What I mean is that no one yelled at us, no one gave us intimidating looks, no one threatened us in any way. We were escorted to the school by a school official. But he wouldn’t have had to do that for us. The crowd was no problem.
That’s the way it should be for officials, fans and school personnel. I try never to take that uneventful walk for granted. All one has to do is check the internet or television news to see that isn’t the way it goes in other states.
So far this season, the evening news has shown video of two separate incidents from around the nation of high school football officials being assaulted on the field by high school players. An incident in Texas is said to have been ordered by an assistant coach. Other incidents have shown officials being threatened by fans.
Maybe I’m naïve, but I think incidents like the ones I’ve described don’t happen in Iowa or at least are very, very isolated.
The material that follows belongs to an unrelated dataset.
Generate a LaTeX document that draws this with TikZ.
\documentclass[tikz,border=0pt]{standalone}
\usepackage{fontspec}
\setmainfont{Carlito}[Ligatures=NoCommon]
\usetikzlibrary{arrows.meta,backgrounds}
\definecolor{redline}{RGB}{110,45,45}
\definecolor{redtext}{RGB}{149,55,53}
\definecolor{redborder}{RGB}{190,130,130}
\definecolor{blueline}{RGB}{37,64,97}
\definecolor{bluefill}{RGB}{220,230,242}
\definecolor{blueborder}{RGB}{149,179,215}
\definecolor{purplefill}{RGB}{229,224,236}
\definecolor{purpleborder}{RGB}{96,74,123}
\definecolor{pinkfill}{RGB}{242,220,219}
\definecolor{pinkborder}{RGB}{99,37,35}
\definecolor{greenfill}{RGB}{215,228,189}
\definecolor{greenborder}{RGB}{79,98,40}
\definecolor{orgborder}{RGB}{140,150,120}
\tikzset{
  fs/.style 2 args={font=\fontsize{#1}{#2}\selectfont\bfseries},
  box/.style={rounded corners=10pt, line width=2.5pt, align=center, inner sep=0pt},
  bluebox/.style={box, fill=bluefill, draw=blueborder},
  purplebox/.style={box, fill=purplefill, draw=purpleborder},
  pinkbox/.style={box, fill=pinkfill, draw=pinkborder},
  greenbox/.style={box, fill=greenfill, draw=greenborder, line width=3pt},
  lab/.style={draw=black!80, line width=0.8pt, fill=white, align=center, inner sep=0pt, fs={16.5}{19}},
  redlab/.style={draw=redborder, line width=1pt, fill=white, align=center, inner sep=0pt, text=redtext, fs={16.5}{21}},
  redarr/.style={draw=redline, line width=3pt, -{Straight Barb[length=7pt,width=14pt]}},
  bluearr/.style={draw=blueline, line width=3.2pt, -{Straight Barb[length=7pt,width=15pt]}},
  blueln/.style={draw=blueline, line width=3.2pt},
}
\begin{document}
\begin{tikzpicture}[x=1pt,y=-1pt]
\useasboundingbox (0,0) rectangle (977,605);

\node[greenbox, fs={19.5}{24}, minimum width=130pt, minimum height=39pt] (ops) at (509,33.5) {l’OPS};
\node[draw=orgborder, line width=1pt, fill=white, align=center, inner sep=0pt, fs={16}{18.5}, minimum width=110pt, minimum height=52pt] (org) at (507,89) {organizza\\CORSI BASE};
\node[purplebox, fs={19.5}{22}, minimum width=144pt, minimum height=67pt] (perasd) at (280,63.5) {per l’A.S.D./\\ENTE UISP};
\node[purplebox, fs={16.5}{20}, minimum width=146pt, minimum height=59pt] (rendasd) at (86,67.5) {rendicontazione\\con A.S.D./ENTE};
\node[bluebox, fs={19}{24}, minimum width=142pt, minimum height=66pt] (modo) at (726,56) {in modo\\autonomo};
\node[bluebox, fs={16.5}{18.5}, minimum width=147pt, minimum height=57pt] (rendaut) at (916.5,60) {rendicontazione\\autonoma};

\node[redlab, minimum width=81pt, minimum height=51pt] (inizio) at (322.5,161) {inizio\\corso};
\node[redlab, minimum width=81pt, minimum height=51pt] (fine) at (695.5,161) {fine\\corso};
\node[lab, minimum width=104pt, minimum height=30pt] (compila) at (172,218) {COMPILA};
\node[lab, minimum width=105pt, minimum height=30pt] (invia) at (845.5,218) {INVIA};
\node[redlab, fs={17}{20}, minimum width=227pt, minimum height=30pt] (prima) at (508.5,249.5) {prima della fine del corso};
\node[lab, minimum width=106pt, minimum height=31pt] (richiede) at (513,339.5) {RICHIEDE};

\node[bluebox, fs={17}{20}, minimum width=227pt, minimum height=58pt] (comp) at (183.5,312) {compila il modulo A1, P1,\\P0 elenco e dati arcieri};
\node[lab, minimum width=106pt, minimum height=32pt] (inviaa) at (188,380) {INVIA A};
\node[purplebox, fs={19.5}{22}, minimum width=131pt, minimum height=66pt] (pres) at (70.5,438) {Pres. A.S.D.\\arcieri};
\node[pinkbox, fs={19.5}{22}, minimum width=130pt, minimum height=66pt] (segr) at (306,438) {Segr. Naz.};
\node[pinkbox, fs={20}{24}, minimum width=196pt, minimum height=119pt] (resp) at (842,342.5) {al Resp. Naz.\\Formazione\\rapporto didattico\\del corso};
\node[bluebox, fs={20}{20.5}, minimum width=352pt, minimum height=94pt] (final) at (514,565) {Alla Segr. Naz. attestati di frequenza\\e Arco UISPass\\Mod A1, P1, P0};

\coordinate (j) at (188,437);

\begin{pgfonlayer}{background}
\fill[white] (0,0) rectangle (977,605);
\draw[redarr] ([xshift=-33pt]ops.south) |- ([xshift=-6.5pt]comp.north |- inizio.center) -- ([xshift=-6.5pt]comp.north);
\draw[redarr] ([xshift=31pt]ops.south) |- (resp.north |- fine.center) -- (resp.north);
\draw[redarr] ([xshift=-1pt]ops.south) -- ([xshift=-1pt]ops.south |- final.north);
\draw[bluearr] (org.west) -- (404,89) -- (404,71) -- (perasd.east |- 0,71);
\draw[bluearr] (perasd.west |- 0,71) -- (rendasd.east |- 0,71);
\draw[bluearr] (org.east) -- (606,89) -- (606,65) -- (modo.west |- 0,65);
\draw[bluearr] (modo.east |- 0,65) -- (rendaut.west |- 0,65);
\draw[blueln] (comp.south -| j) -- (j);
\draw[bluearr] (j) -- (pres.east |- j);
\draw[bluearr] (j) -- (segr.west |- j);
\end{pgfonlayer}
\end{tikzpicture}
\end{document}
Our walk to our dressing room Friday night wasn’t an isolated incident for us. It happens every Friday night, regardless of where we work. I think it speaks to the job school administration does to make sure good sportsmanship is a priority at their sporting events.
Good sportsmanship is also a result of good coaches doing good work. It speaks to the integrity of coaches who do things the right way. That doesn’t mean they don’t question calls officials make or that they don’t get worked up every now and then. That’s part of the game. But it’s been my experience that most coaches will talk with officials in a professional, respectful manner.
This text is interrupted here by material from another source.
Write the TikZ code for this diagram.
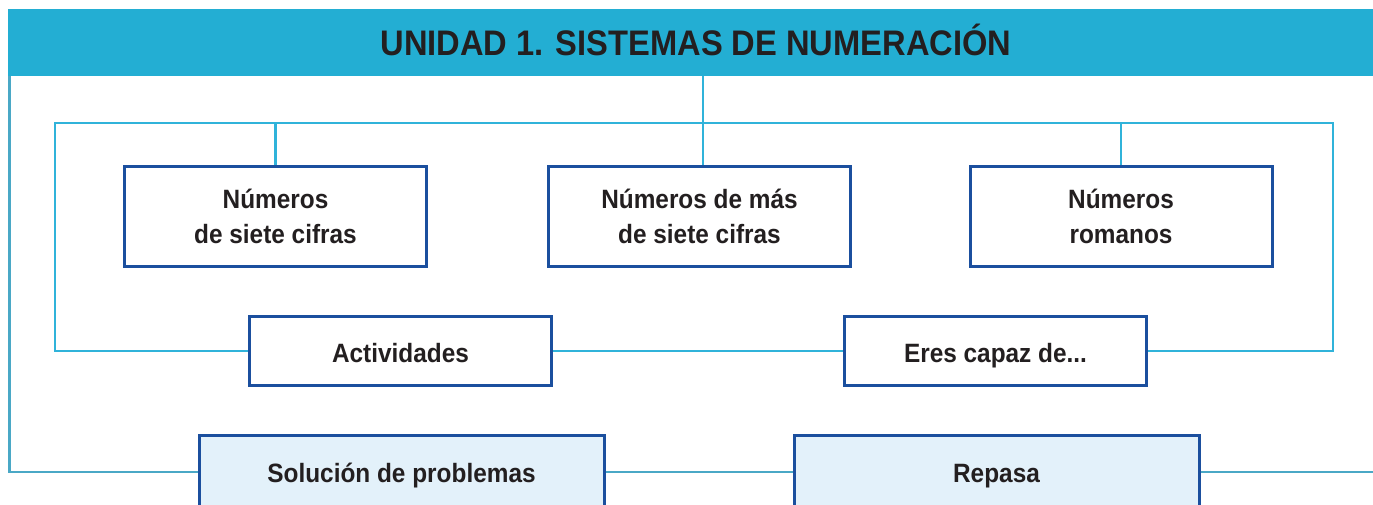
\documentclass[tikz,border=0pt]{standalone}
\usepackage{fontspec}
\setmainfont{Liberation Sans}[FakeStretch=0.92]
\definecolor{banner}{HTML}{23AED3}
\definecolor{outerline}{HTML}{4AA8C6}
\definecolor{innerline}{HTML}{30B3DA}
\definecolor{boxborder}{HTML}{1B4F9E}
\definecolor{boxfill}{HTML}{E3F1FA}
\definecolor{txt}{HTML}{231F20}
\begin{document}
\begin{tikzpicture}[x=1pt,y=-1pt,
  topicbox/.style={draw=boxborder, line width=3pt, fill=white, minimum width=302pt, minimum height=100pt, inner sep=0pt, align=center, text=txt, font=\bfseries\fontsize{26.5}{35}\selectfont},
  smallbox/.style={topicbox, minimum height=69pt, text height=23.4pt, text depth=0pt},
  bottombox/.style={topicbox, fill=boxfill, minimum width=405pt, minimum height=74pt, text height=21.4pt, text depth=0pt},
  outerconn/.style={draw=outerline, line width=2.5pt},
  innerconn/.style={draw=innerline, line width=2.5pt}]
\useasboundingbox (0,0) rectangle (1373,504);
\fill[white] (0,0) rectangle (1373,504);
% banner
\node[fill=banner, minimum width=1365pt, minimum height=67pt, inner sep=0pt, anchor=north west] (banner) at (8,9) {};
\node[anchor=base, text=txt, font=\bfseries\fontsize{35.5}{40}\selectfont] (title) at (696,55) {UNIDAD 1. SISTEMAS DE NUMERACIÓN};
% boxes
\node[topicbox] (n7) at (275.5,216.5) {Números\\de siete cifras};
\node[topicbox] (nmas) at (699.5,216.5) {Números de más\\de siete cifras};
\node[topicbox] (nrom) at (1121,216.5) {Números\\romanos};
\node[smallbox] (act) at (400.5,351) {Actividades};
\node[smallbox] (eres) at (995.5,351) {Eres capaz de...};
\node[bottombox] (sol) at (401.5,472) {Solución de problemas};
\node[bottombox] (rep) at (996.5,472) {Repasa};
% coordinates
\coordinate (oL) at (9.5,76);
\coordinate (oLb) at (oL |- sol.west);
\coordinate (oR) at (1373,472);
\coordinate (iTL) at (55,123);
\coordinate (iTR) at (1333,123);
\coordinate (iBL) at (iTL |- act.west);
\coordinate (iBR) at (iTR |- eres.east);
\coordinate (mTop) at (703,76);
\coordinate (mBot) at (mTop |- nmas.north);
\coordinate (s1) at (n7.north |- iTL);
\coordinate (s3) at (nrom.north |- iTL);
% connectors
\draw[outerconn] (oL) -- (oLb) -- (sol.west);
\draw[outerconn] (sol.east) -- (rep.west);
\draw[outerconn] (rep.east) -- (oR);
\draw[innerconn] (act.west) -- (iBL) -- (iTL) -- (iTR) -- (iBR) -- (eres.east);
\draw[innerconn] (act.east) -- (eres.west);
\draw[innerconn] (mTop) -- (mBot);
\draw[innerconn] (s1) -- (n7.north);
\draw[innerconn] (s3) -- (nrom.north);
\end{tikzpicture}
\end{document}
The schools our crew has worked at are quite unique in their take on Friday night lights. We’ve worked at schools that shoot off fireworks with every score of the home team. One small school we work at has an announcer who sings the school fight song before every game. He’s a bit off-key, but you can hear the pride in his voice as he sings. Several schools play music over the loudspeakers that rivals anything heard at professional football games.
But what those schools all have in common is an emphasis on sportsmanship that allows game officials to walk through a crowd to get to the locker room. It might seem like a small thing. But it sends a big message that players, coaches and fans in Iowa view sportsmanship as important on Friday nights as the final score of the game.